Contextra: Hierarchical Context Caching for Long Context Language Model Serving

Zhiqiang Xie Stanford

Ziyi Xu

Mark Zhao Stanford

Yuwei An

Vikram Sharma Mailthody

Scott Mahlke

Michael Garland

Christos Kozyrakis Stanford

USENIX Symposium on Operating Systems Design and Implementation (OSDI), 2026


Abstract

Large Language Models (LLMs) with expanding context windows face significant performance hurdles. While caching key-value (KV) states is critical for avoiding redundant computation, the storage footprint of long-context caches quickly exceeds GPU memory capacity, forcing production systems to adopt hierarchical caching across memory hierarchies.
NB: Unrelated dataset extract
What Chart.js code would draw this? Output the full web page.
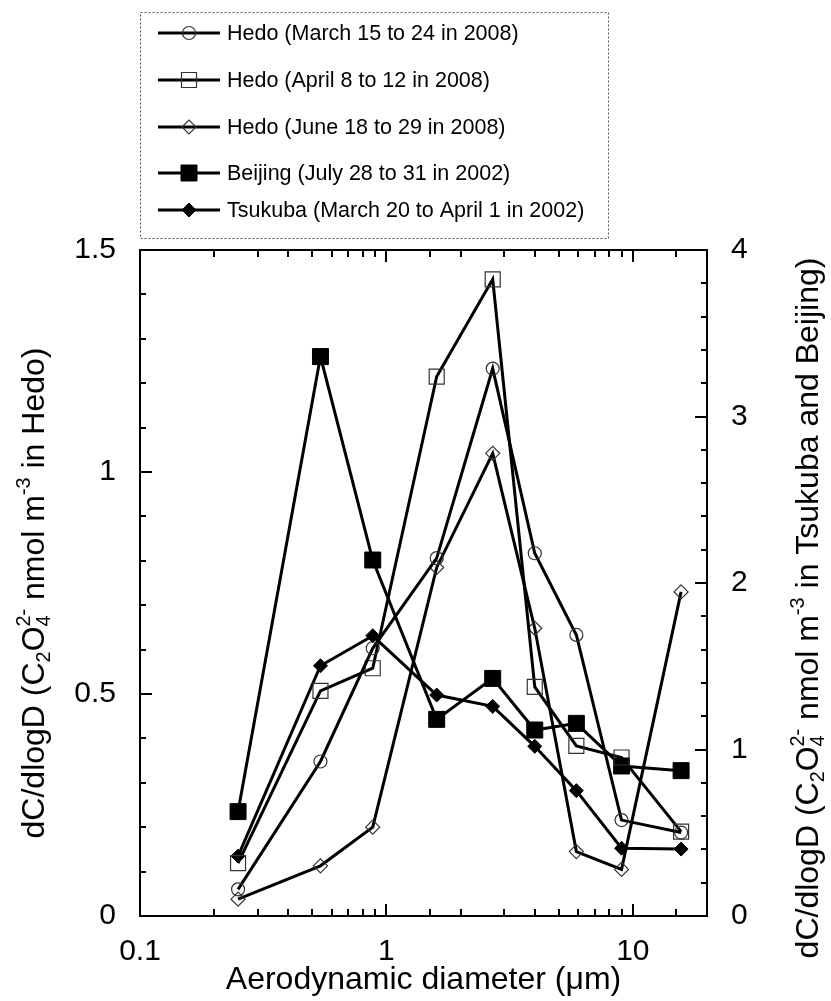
<!DOCTYPE html>
<html><head><meta charset="utf-8">
<script src="https://cdn.jsdelivr.net/npm/chart.js@4.4.0/dist/chart.umd.min.js"></script>
<style>html,body{margin:0;padding:0;background:#fff;}</style>
</head><body>
<canvas id="c" width="831" height="1001"></canvas>
<script>
// ---- data ----
const diameters = [0.25, 0.54, 0.88, 1.6, 2.7, 4.0, 5.9, 9.0, 15.7];
const hedoMarch = [0.060, 0.348, 0.603, 0.806, 1.233, 0.817, 0.633, 0.216, 0.188];
const hedoApril = [0.119, 0.507, 0.558, 1.215, 1.434, 0.516, 0.383, 0.357, 0.190];
const hedoJune  = [0.038, 0.113, 0.200, 0.785, 1.042, 0.648, 0.145, 0.105, 0.730];
const beijing   = [0.627, 3.36, 2.138, 1.181, 1.427, 1.117, 1.157, 0.901, 0.873];
const tsukuba   = [0.360, 1.503, 1.683, 1.327, 1.259, 1.019, 0.753, 0.407, 0.402];
const seriesLabels = [
  'Hedo (March 15 to 24 in 2008)',
  'Hedo (April 8 to 12 in 2008)',
  'Hedo (June 18 to 29 in 2008)',
  'Beijing (July 28 to 31 in 2002)',
  'Tsukuba (March 20 to April 1 in 2002)'
];
const xTickLabels = ['0.1', '1', '10'];
const leftTickLabels = ['0', '0.5', '1', '1.5'];
const rightTickLabels = ['0', '1', '2', '3', '4'];
const xTitle = 'Aerodynamic diameter (\u03bcm)';

const FONT = '"Liberation Sans", Arial, sans-serif';
const pts = arr => arr.map((v, i) => ({x: diameters[i], y: v}));

function ds(label, data, axis, style, radius, filled) {
  return {
    label, data: pts(data), yAxisID: axis,
    borderColor: '#000', borderWidth: 3, tension: 0,
    pointStyle: style, pointRadius: radius, pointHoverRadius: radius,
    pointBackgroundColor: filled ? '#000' : 'rgba(0,0,0,0)',
    pointBorderColor: filled ? '#000' : '#333',
    pointBorderWidth: filled ? 1 : 1.2
  };
}

const datasets = [
  ds(seriesLabels[0], hedoMarch, 'y', 'circle', 6.5, false),
  ds(seriesLabels[1], hedoApril, 'y', 'rect', 10.6, false),
  ds(seriesLabels[2], hedoJune, 'y', 'rectRot', 7, false),
  ds(seriesLabels[3], beijing, 'y2', 'rect', 11.3, true),
  ds(seriesLabels[4], tsukuba, 'y2', 'rectRot', 7, true)
];

function drawRich(ctx, segs, cx, cy, size) {
  const small = size * 0.62;
  const wOf = (t, s) => { ctx.font = s + 'px ' + FONT; return ctx.measureText(t).width; };
  let total = 0;
  segs.forEach(s => {
    if (s.n !== undefined) s.w = wOf(s.n, size);
    else if (s.sub !== undefined && s.sup !== undefined) s.w = Math.max(wOf(s.sub, small), wOf(s.sup, small));
    else if (s.sub !== undefined) s.w = wOf(s.sub, small);
    else s.w = wOf(s.sup, small);
    total += s.w;
  });
  let x = cx - total / 2;
  const base = cy + size * 0.36;
  ctx.textAlign = 'left'; ctx.textBaseline = 'alphabetic'; ctx.fillStyle = '#000';
  segs.forEach(s => {
    if (s.n !== undefined) { ctx.font = size + 'px ' + FONT; ctx.fillText(s.n, x, base); }
    else {
      ctx.font = small + 'px ' + FONT;
      if (s.sub !== undefined) ctx.fillText(s.sub, x, base + size * 0.2);
      if (s.sup !== undefined) ctx.fillText(s.sup, x, base - size * 0.42);
    }
    x += s.w;
  });
}

const leftTitle = [{n: 'dC/dlogD (C'}, {sub: '2'}, {n: 'O'}, {sub: '4', sup: '2-'}, {n: ' nmol m'}, {sup: '-3'}, {n: ' in Hedo)'}];
const rightTitle = [{n: 'dC/dlogD (C'}, {sub: '2'}, {n: 'O'}, {sub: '4', sup: '2-'}, {n: ' nmol m'}, {sup: '-3'}, {n: ' in Tsukuba and Beijing)'}];

const legendRows = [33, 80, 127, 173, 210];

const decorPlugin = {
  id: 'decor',
  afterDraw(chart) {
    const ctx = chart.ctx, a = chart.chartArea;
    const sx = chart.scales.x, sy = chart.scales.y, sy2 = chart.scales.y2;
    ctx.save();
    // frame
    ctx.strokeStyle = '#000'; ctx.lineWidth = 2;
    ctx.strokeRect(a.left, a.top, a.right - a.left, a.bottom - a.top);
    ctx.beginPath();
    // x ticks (bottom and top, inward)
    sx.ticks.forEach(t => {
      const lg = Math.log10(t.value);
      const major = Math.abs(lg - Math.round(lg)) < 1e-9;
      const len = major ? 12 : 7;
      const px = Math.round(sx.getPixelForValue(t.value));
      if (px <= a.left + 1 || px >= a.right - 1) return;
      ctx.moveTo(px, a.bottom); ctx.lineTo(px, a.bottom - len);
      ctx.moveTo(px, a.top); ctx.lineTo(px, a.top + len);
    });
    // left y ticks
    for (let k = 1; k < 15; k++) {
      const py = Math.round(sy.getPixelForValue(k * 0.1));
      const len = (k % 5 === 0) ? 12 : 6;
      ctx.moveTo(a.left, py); ctx.lineTo(a.left + len, py);
    }
    // right y ticks
    for (let k = 1; k < 20; k++) {
      const py = Math.round(sy2.getPixelForValue(k * 0.2));
      const len = (k % 5 === 0) ? 12 : 6;
      ctx.moveTo(a.right, py); ctx.lineTo(a.right - len, py);
    }
    ctx.stroke();

    // legend
    const lx = 140, ly = 12, lw = 468, lh = 226;
    ctx.lineWidth = 1; ctx.strokeStyle = '#555'; ctx.setLineDash([2, 2]);
    ctx.strokeRect(lx + 0.5, ly + 0.5, lw, lh);
    ctx.setLineDash([]);
    chart.data.datasets.forEach((d, i) => {
      const y = legendRows[i];
      ctx.strokeStyle = '#000'; ctx.lineWidth = 3;
      ctx.beginPath(); ctx.moveTo(158, y); ctx.lineTo(220, y); ctx.stroke();
      ctx.fillStyle = d.pointBackgroundColor; ctx.strokeStyle = d.pointBorderColor; ctx.lineWidth = d.pointBorderWidth;
      Chart.helpers.drawPoint(ctx, {pointStyle: d.pointStyle, radius: d.pointRadius, rotation: 0, borderWidth: d.pointBorderWidth}, 189, y);
      ctx.fillStyle = '#000'; ctx.font = '21.5px ' + FONT; ctx.textAlign = 'left'; ctx.textBaseline = 'middle';
      ctx.fillText(d.label, 227, y + 1);
    });

    // axis titles
    const midY = (a.top + a.bottom) / 2;
    ctx.save(); ctx.translate(32, midY + 10); ctx.rotate(-Math.PI / 2);
    drawRich(ctx, leftTitle, 0, 0, 32); ctx.restore();
    ctx.save(); ctx.translate(806, midY + 25); ctx.rotate(-Math.PI / 2);
    drawRich(ctx, rightTitle, 0, 0, 32); ctx.restore();
    ctx.fillStyle = '#000'; ctx.font = '32px ' + FONT; ctx.textAlign = 'center'; ctx.textBaseline = 'middle';
    ctx.fillText(xTitle, (a.left + a.right) / 2, 980);
    ctx.restore();
  }
};

const tickFont = {family: FONT, size: 30};
new Chart(document.getElementById('c'), {
  type: 'line',
  data: {datasets},
  plugins: [decorPlugin],
  options: {
    responsive: false, animation: false, devicePixelRatio: 1,
    layout: {padding: {top: 250, left: 0, right: 0, bottom: 0}},
    plugins: {legend: {display: false}, tooltip: {enabled: false}},
    scales: {
      x: {
        type: 'logarithmic', min: 0.1, max: 20,
        afterFit: s => { s.height = 85; },
        grid: {display: false}, border: {display: true, color: '#000', width: 2},
        ticks: {
          autoSkip: false, maxRotation: 0, color: '#000', font: tickFont, padding: 10,
          callback: v => { const lg = Math.log10(v); return Math.abs(lg - Math.round(lg)) < 1e-9 ? xTickLabels[Math.round(lg) + 1] : ''; }
        }
      },
      y: {
        position: 'left', min: 0, max: 1.5,
        afterFit: s => { s.width = 140; },
        grid: {display: false}, border: {display: true, color: '#000', width: 2},
        ticks: {stepSize: 0.5, color: '#000', font: tickFont, padding: 16,
          callback: v => leftTickLabels[Math.round(v / 0.5)]}
      },
      y2: {
        position: 'right', min: 0, max: 4,
        afterFit: s => { s.width = 124; },
        grid: {display: false}, border: {display: true, color: '#000', width: 2},
        ticks: {stepSize: 1, color: '#000', font: tickFont, padding: 16,
          callback: v => rightTickLabels[Math.round(v)]}
      }
    }
  }
});
</script>
</body></html>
However, transferring large cached contexts back to the GPU introduces severe performance bottlenecks: fragmented I/O from paged layouts prevents full bandwidth utilization, and existing schedulers fail to account for cache-loading delays, leaving systems loading-bound rather than compute-bound. We present Contextra, a hierarchical context caching framework designed for efficient long context LLM serving. Contextra introduces GPU-assisted I/O to combat KV cache fragmentation, decoupling GPU and CPU memory layouts and employs cache-aware request scheduling to balance compute with I/O latency and overlapping unavoidable stalls with complementary tasks. Built on SGLang and deployed in production, Contextra achieves up to 5x lower Time-To-First-Token (TTFT) compared to vLLM + LMCache and 3.75x speedup over NVIDIA TensorRT-LLM on long-context benchmarks, without degrading short-context performance.